The guru and former Western Province No 10 says the strength-versus-strength feel to the all-domestic NZ competition goes a long way to explaining the noticeable shift back toward goaling penalties when on offer.
“Scores are frequently close in these matches ... with respect, this is not like playing the Sunwolves where your main thought will usually be to score as many tries as possible.
“Runaway scores aren’t happening a lot, so accurate kicking at the posts is playing a bigger role … suddenly players are trying drops as well.
“We’ve been talking (in the French set-up) about the importance of getting the dropped goal into the picture as a scoring option at times.
“It has always been a part of the culture in SA rugby. Handre Pollard, before that Pat Lambie and Morne Steyn ... it goes much deeper, back to the days of Naas Botha and De Wet Ras; they could all be real factors with the drop.
“I suppose the only negative is when someone misses a dropped goal from a reasonably close range: some (New Zealand franchise) coaches will still regard that as a chance frittered away to score a try instead.
“But in a tight game it can still make a crucial difference.
“I am old-school in a couple of a ways: that a dropped goal can be an important asset, and also that you should try to build scoreboard pressure, build your innings - especially early on - through kicking your penalties over.”
But Cilliers also reckons South Africa generally still holds sway - helped by thin-air conditions in highveld parts of our country - in kicking range off the tee.
“Over the years we have repeatedly had the advantage of guys who can kick at the posts from extraordinarily far out.
“Think back to Ras, and then more recently to Frans Steyn, Pat (Lambie) and even Johan Goosen (still on Montpellier’s books, aged only 27) who is a little bit forgotten.
“Even just before the era of Rassie Erasmus as Bok head coach, during Allister’s (Coetzee) time, someone like Ruan Combrinck, if he was playing at wing, would be relied on to have a go from inside his own half at times - it’s just a traditional advantage we have.

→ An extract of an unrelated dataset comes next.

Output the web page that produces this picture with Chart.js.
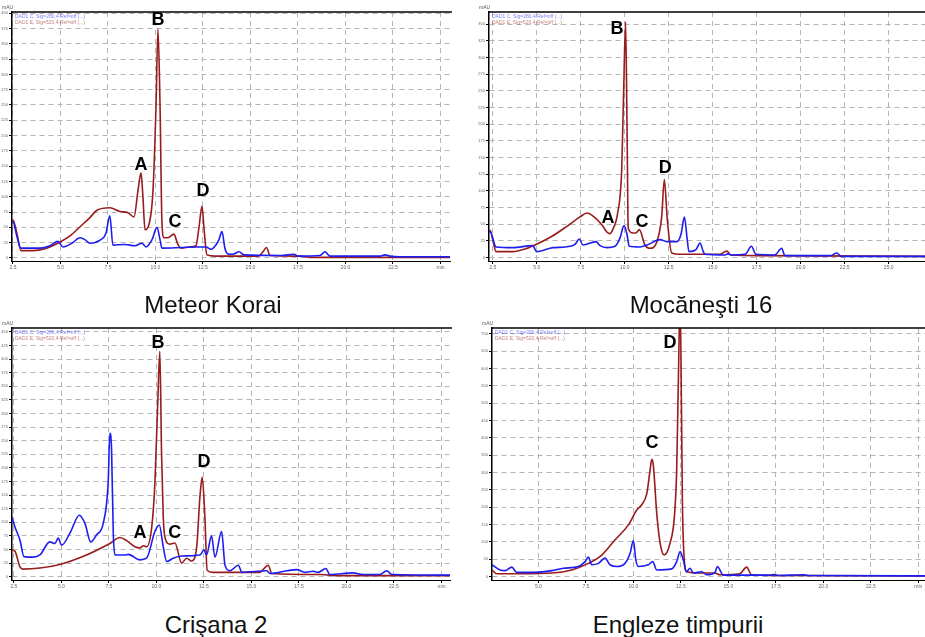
<!DOCTYPE html>
<html>
<head>
<meta charset="utf-8">
<script src="https://cdn.jsdelivr.net/npm/chart.js@4.4.0/dist/chart.umd.min.js"></script>
<style>
  body { margin: 0; background: #fff; width: 925px; height: 637px; overflow: hidden; position: relative; font-family: "Liberation Sans", Arial, sans-serif; }
  canvas { position: absolute; }
  .title { position: absolute; width: 300px; text-align: center; font-size: 24px; line-height: 28px; color: #111; }
</style>
</head>
<body>
<canvas id="cMK" width="455" height="275" style="left:0;top:0"></canvas>
<canvas id="cMO" width="460" height="275" style="left:470px;top:0"></canvas>
<canvas id="cCR" width="455" height="278" style="left:0;top:316px"></canvas>
<canvas id="cEN" width="458" height="278" style="left:472px;top:316px"></canvas>
<div class="title" style="left:63px;top:291px">Meteor Korai</div>
<div class="title" style="left:551px;top:291px">Mocăneşti 16</div>
<div class="title" style="left:66px;top:611px">Crişana 2</div>
<div class="title" style="left:528px;top:611px">Engleze timpurii</div>
<script>
// signal names
var blueLabel = 'DAD1 C, Sig=280,4 Ref=off (...)';
var redLabel = 'DAD1 E, Sig=520,4 Ref=off (...)';

// Meteor Korai (min, mAU)
var mkRedT = [2.45, 2.5, 2.71, 2.92, 3.55, 4.18, 5.03, 5.5, 6.03, 6.55, 6.92, 7.6, 8.13, 8.55, 8.87, 9.08, 9.24, 9.34, 9.45, 9.66, 9.87, 10.03, 10.13, 10.24, 10.34, 10.45, 10.66, 10.97, 11.18, 11.34, 11.82, 12.13, 12.29, 12.45, 12.55, 12.71, 13.13, 13.66, 15.4, 15.66, 15.84, 16.03, 17.6, 18.13, 25.5];
var mkRedV = [62, 62, 40, 12, 12, 15, 27, 36, 51, 66, 78, 82, 76, 74, 67, 110, 139, 100, 46, 55, 110, 250, 374, 250, 60, 33, 33, 39, 22, 16, 18, 20, 50, 85, 50, 5, 3, 3, 3, 10, 17, 4, 3, 1, 1];
var mkBlueT = [2.45, 2.5, 2.71, 2.92, 3.92, 4.45, 4.87, 5.13, 5.6, 6.03, 6.29, 6.55, 7.08, 7.39, 7.6, 7.76, 8.39, 8.92, 9.29, 9.5, 9.82, 10.08, 10.24, 10.34, 11.34, 12.13, 12.66, 12.92, 13.18, 13.34, 13.5, 13.66, 13.87, 14.08, 14.4, 14.66, 16.6, 17.29, 17.5, 18.66, 18.92, 19.18, 20.24, 21.82, 22.08, 22.34, 22.87, 25.5];
var mkBlueV = [59, 59, 35, 16, 16, 20, 27, 18, 24, 33, 30, 24, 29, 40, 69, 21, 22, 20, 24, 18, 30, 50, 30, 16, 17, 18, 18, 14, 21, 30, 43, 15, 6, 6, 10, 5, 4, 6, 3, 4, 10, 3, 3, 3, 5, 3, 2, 2];
var mkPeaks = ['A', 'B', 'C', 'D'];
var mkPeakT = [9.24, 10.13, 11.03, 12.5];
var mkPeakV = [152, 389, 59, 109];

// Mocăneşti 16
var moRedT = [2.29, 2.35, 2.52, 2.69, 3.65, 4.34, 4.9, 5.87, 6.72, 7.46, 7.86, 8.31, 8.71, 9.0, 9.15, 9.32, 9.6, 9.83, 9.94, 10.05, 10.13, 10.2, 10.47, 10.64, 10.83, 11.15, 11.43, 11.83, 12.1, 12.25, 12.42, 12.67, 13.14, 15.41, 15.64, 15.8, 16.03, 17.68, 27.06];
var moRedV = [41, 41, 25, 9, 9, 13, 19, 32, 47, 61, 67, 60, 49, 38, 36, 42, 67, 132, 250, 353, 200, 44, 37, 37, 42, 19, 14, 24, 61, 117, 57, 7, 5, 5, 8, 10, 4, 3, 2];
var moBlueT = [2.29, 2.35, 2.69, 3.65, 4.77, 5.0, 5.93, 6.61, 7.18, 7.42, 7.63, 8.37, 8.6, 9.0, 9.45, 9.74, 9.96, 10.13, 10.26, 10.87, 11.27, 12.02, 12.39, 12.97, 13.2, 13.39, 13.54, 13.65, 14.05, 14.28, 14.45, 14.56, 15.7, 15.87, 16.04, 16.84, 17.2, 17.45, 18.53, 18.92, 19.1, 21.67, 22.05, 22.3, 27.06];
var moBlueV = [39, 39, 16, 15, 18, 9, 15, 16, 20, 28, 19, 24, 18, 15, 17, 30, 48, 35, 17, 16, 19, 27, 24, 24, 35, 61, 30, 9, 12, 22, 10, 5, 4, 6, 4, 5, 17, 5, 4, 14, 3, 3, 7, 2, 2];
var moPeaks = ['A', 'B', 'C', 'D'];
var moPeakT = [9.05, 9.56, 10.98, 12.3];
var moPeakV = [60, 342, 54, 135];

// Crişana 2
var crRedT = [2.39, 2.55, 2.82, 2.97, 3.87, 4.97, 6.13, 7.55, 8.08, 8.45, 8.87, 9.13, 9.31, 9.48, 9.75, 9.92, 10.08, 10.18, 10.27, 10.36, 10.45, 10.71, 10.97, 11.33, 11.59, 11.85, 12.12, 12.29, 12.41, 12.55, 12.67, 12.97, 15.45, 15.66, 15.88, 16.08, 18.61, 19.66, 25.45];
var crRedV = [49, 47, 18, 14, 16, 23, 37, 61, 72, 66, 55, 53, 57, 55, 90, 172, 330, 414, 227, 110, 72, 60, 62, 25, 34, 29, 55, 147, 183, 110, 12, 8, 8, 15, 21, 6, 4, 2, 2];
var crBlueT = [2.39, 2.55, 2.82, 3.03, 3.5, 3.87, 4.39, 4.66, 4.83, 5.01, 5.45, 5.94, 6.24, 6.54, 6.85, 7.2, 7.46, 7.55, 7.64, 7.73, 7.82, 8.34, 8.52, 9.13, 9.48, 9.92, 10.15, 10.36, 10.54, 10.88, 11.33, 12.29, 12.5, 12.64, 12.9, 13.08, 13.43, 13.61, 13.87, 14.31, 14.5, 15.82, 15.97, 16.87, 17.39, 17.82, 18.24, 18.5, 18.92, 19.13, 20.34, 20.87, 21.76, 22.12, 22.39, 25.45];
var crBlueV = [110, 92, 67, 37, 36, 40, 64, 61, 71, 58, 80, 113, 98, 64, 77, 98, 172, 264, 233, 80, 40, 40, 41, 31, 34, 83, 95, 55, 28, 34, 38, 40, 49, 40, 75, 36, 83, 21, 11, 21, 8, 11, 6, 11, 13, 8, 10, 8, 15, 4, 7, 4, 4, 11, 4, 3];
var crPeaks = ['A', 'B', 'C', 'D'];
var crPeakT = [9.13, 10.08, 10.97, 12.5];
var crPeakV = [80, 429, 80, 211];

// Engleze timpurii
var enRedT = [2.56, 2.81, 4.04, 5.71, 6.76, 7.63, 8.34, 9.04, 9.74, 10.18, 10.44, 10.71, 10.88, 10.97, 11.05, 11.23, 11.41, 11.62, 11.93, 12.16, 12.28, 12.38, 12.46, 12.53, 12.58, 12.68, 12.8, 13.5, 14.29, 14.56, 15.6, 15.96, 16.22, 17.43, 25.35];
var enRedV = [19, 8, 8, 10, 19, 38, 62, 106, 149, 192, 207, 240, 307, 338, 322, 183, 96, 62, 96, 173, 307, 600, 800, 500, 221, 48, 14, 10, 10, 5, 8, 27, 5, 3, 2];
var enBlueT = [2.56, 2.98, 3.25, 3.6, 3.86, 4.83, 5.71, 6.32, 7.11, 7.46, 7.63, 7.81, 8.16, 8.51, 8.77, 9.13, 9.56, 9.83, 10.0, 10.13, 10.26, 10.79, 11.02, 11.23, 12.02, 12.28, 12.46, 12.63, 12.8, 12.98, 13.16, 13.6, 13.86, 14.3, 14.42, 14.74, 17.2, 17.41, 17.62, 18.94, 19.2, 25.35];
var enBlueV = [34, 19, 17, 27, 12, 12, 17, 24, 29, 43, 56, 34, 38, 53, 34, 29, 38, 67, 104, 48, 29, 34, 43, 19, 22, 43, 72, 48, 14, 24, 10, 14, 5, 12, 29, 4, 4, 6, 3, 5, 3, 2];
var enPeaks = ['C', 'D'];
var enPeakT = [10.98, 11.93];
var enPeakV = [385, 673];

function pts(t, v) {
    return t.map(function (x, i) { return { x: x, y: v[i] }; });
}

// ticks only on whole steps inside the axis range
function onStep(step) {
    return function (scale) {
        var ticks = [];
        var k = Math.ceil(Math.max(scale.min, 0) / step - 1e-9);
        for (; k * step <= scale.max + 1e-9; k++) {
            ticks.push({ value: Math.round(k * step * 100) / 100 });
        }
        scale.ticks = ticks;
    };
}

var framePlugin = {
    id: 'frame',
    afterDatasetsDraw: function (chart, args, opts) {
        var ctx = chart.ctx, a = chart.chartArea;
        var xs = chart.scales.x, ys = chart.scales.y;
        ctx.save();
        ctx.strokeStyle = '#000';
        ctx.lineWidth = 1.5;
        ctx.beginPath();
        ctx.moveTo(a.left, a.top);
        ctx.lineTo(a.right + 2, a.top);
        ctx.stroke();

        ctx.font = '5px "Liberation Sans"';
        ctx.textAlign = 'left';
        ctx.textBaseline = 'top';
        chart.data.datasets.forEach(function (ds, i) {
            ctx.fillStyle = ds.borderColor;
            ctx.globalAlpha = 0.6;
            ctx.fillText(ds.label, a.left + 3, a.top + 2 + i * 6);
        });
        ctx.globalAlpha = 1;
        ctx.fillStyle = '#555';
        ctx.fillText('mAU', a.left - 10, a.top - 7);

        ctx.fillStyle = '#000';
        ctx.font = 'bold 18px "Liberation Sans"';
        ctx.textAlign = 'center';
        ctx.textBaseline = 'middle';
        opts.names.forEach(function (n, i) {
            ctx.fillText(n, xs.getPixelForValue(opts.t[i]), ys.getPixelForValue(opts.v[i]));
        });
        ctx.restore();
    }
};

function panel(id, o) {
    new Chart(document.getElementById(id), {
        type: 'line',
        data: {
            datasets: [
                { label: blueLabel, data: pts(o.blueT, o.blueV), borderColor: '#1d1df2' },
                { label: redLabel, data: pts(o.redT, o.redV), borderColor: '#981c1c' }
            ]
        },
        options: {
            responsive: false,
            animation: false,
            layout: { padding: o.pad },
            elements: {
                point: { radius: 0 },
                line: { borderWidth: 1.6, cubicInterpolationMode: 'monotone' }
            },
            plugins: {
                legend: { display: false },
                tooltip: { enabled: false },
                frame: { names: o.peaks, t: o.peakT, v: o.peakV }
            },
            scales: {
                x: {
                    type: 'linear', min: o.xMin, max: o.xMax,
                    afterBuildTicks: onStep(2.5),
                    afterFit: function (s) { s.height = 14; },
                    ticks: {
                        autoSkip: false, maxRotation: 0, padding: 1,
                        font: { size: 5, family: 'Liberation Sans' }, color: '#666',
                        callback: function (v) { return (o.minAt && Math.abs(v - o.minAt) < 1e-6) ? 'min' : v.toFixed(1); }
                    },
                    grid: { color: '#b5b5b5', tickColor: '#000', tickLength: 3 },
                    border: { color: '#000', width: 1, dash: [5, 4] }
                },
                y: {
                    min: o.yMin, max: o.yMax,
                    afterBuildTicks: onStep(o.yStep),
                    afterFit: function (s) { s.width = o.yWidth; },
                    ticks: {
                        autoSkip: false, padding: 1,
                        font: { size: 4, family: 'Liberation Sans' }, color: '#666',
                        callback: function (v) { return String(v); }
                    },
                    grid: { color: '#b5b5b5', tickColor: '#000', tickLength: 3 },
                    border: { color: '#000', width: 1.5, dash: [5, 4] }
                }
            }
        },
        plugins: [framePlugin]
    });
}

panel('cMK', {
    redT: mkRedT, redV: mkRedV, blueT: mkBlueT, blueV: mkBlueV,
    peaks: mkPeaks, peakT: mkPeakT, peakV: mkPeakV,
    xMin: 2.45, xMax: 25.5, yMin: -5, yMax: 402, yStep: 25, minAt: 25,
    yWidth: 12, pad: { top: 12, right: 5, left: 0, bottom: 0 }
});
panel('cMO', {
    redT: moRedT, redV: moRedV, blueT: moBlueT, blueV: moBlueV,
    peaks: moPeaks, peakT: moPeakT, peakV: moPeakV,
    xMin: 2.29, xMax: 27.06, yMin: -5, yMax: 368, yStep: 25, minAt: null,
    yWidth: 19, pad: { top: 12, right: 5, left: 0, bottom: 0 }
});
panel('cCR', {
    redT: crRedT, redV: crRedV, blueT: crBlueT, blueV: crBlueV,
    peaks: crPeaks, peakT: crPeakT, peakV: crPeakV,
    xMin: 2.4, xMax: 25.45, yMin: -6, yMax: 457, yStep: 25, minAt: 25,
    yWidth: 12, pad: { top: 12, right: 5, left: 0, bottom: 0 }
});
panel('cEN', {
    redT: enRedT, redV: enRedV, blueT: enBlueT, blueV: enBlueV,
    peaks: enPeaks, peakT: enPeakT, peakV: enPeakV,
    xMin: 2.56, xMax: 25.35, yMin: -10, yMax: 717, yStep: 50, minAt: 25,
    yWidth: 20, pad: { top: 12, right: 5, left: 0, bottom: 0 }
});
</script>
</body>
</html>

“I remember All Black centre Ma’a Nonu (103 Tests, 2003-15) saying to me once that the Boks around 2007 and a bit beyond that were deemed difficult to play against because the All Blacks felt pressure not to be penalised anywhere within 60 metres of their posts.
“He said they were all too aware we had Monty (Percy Montgomery) banging them over extremely reliably from close, and then Frans from the long ranges ... they always knew that somewhere we had a guy who could kick a mile.”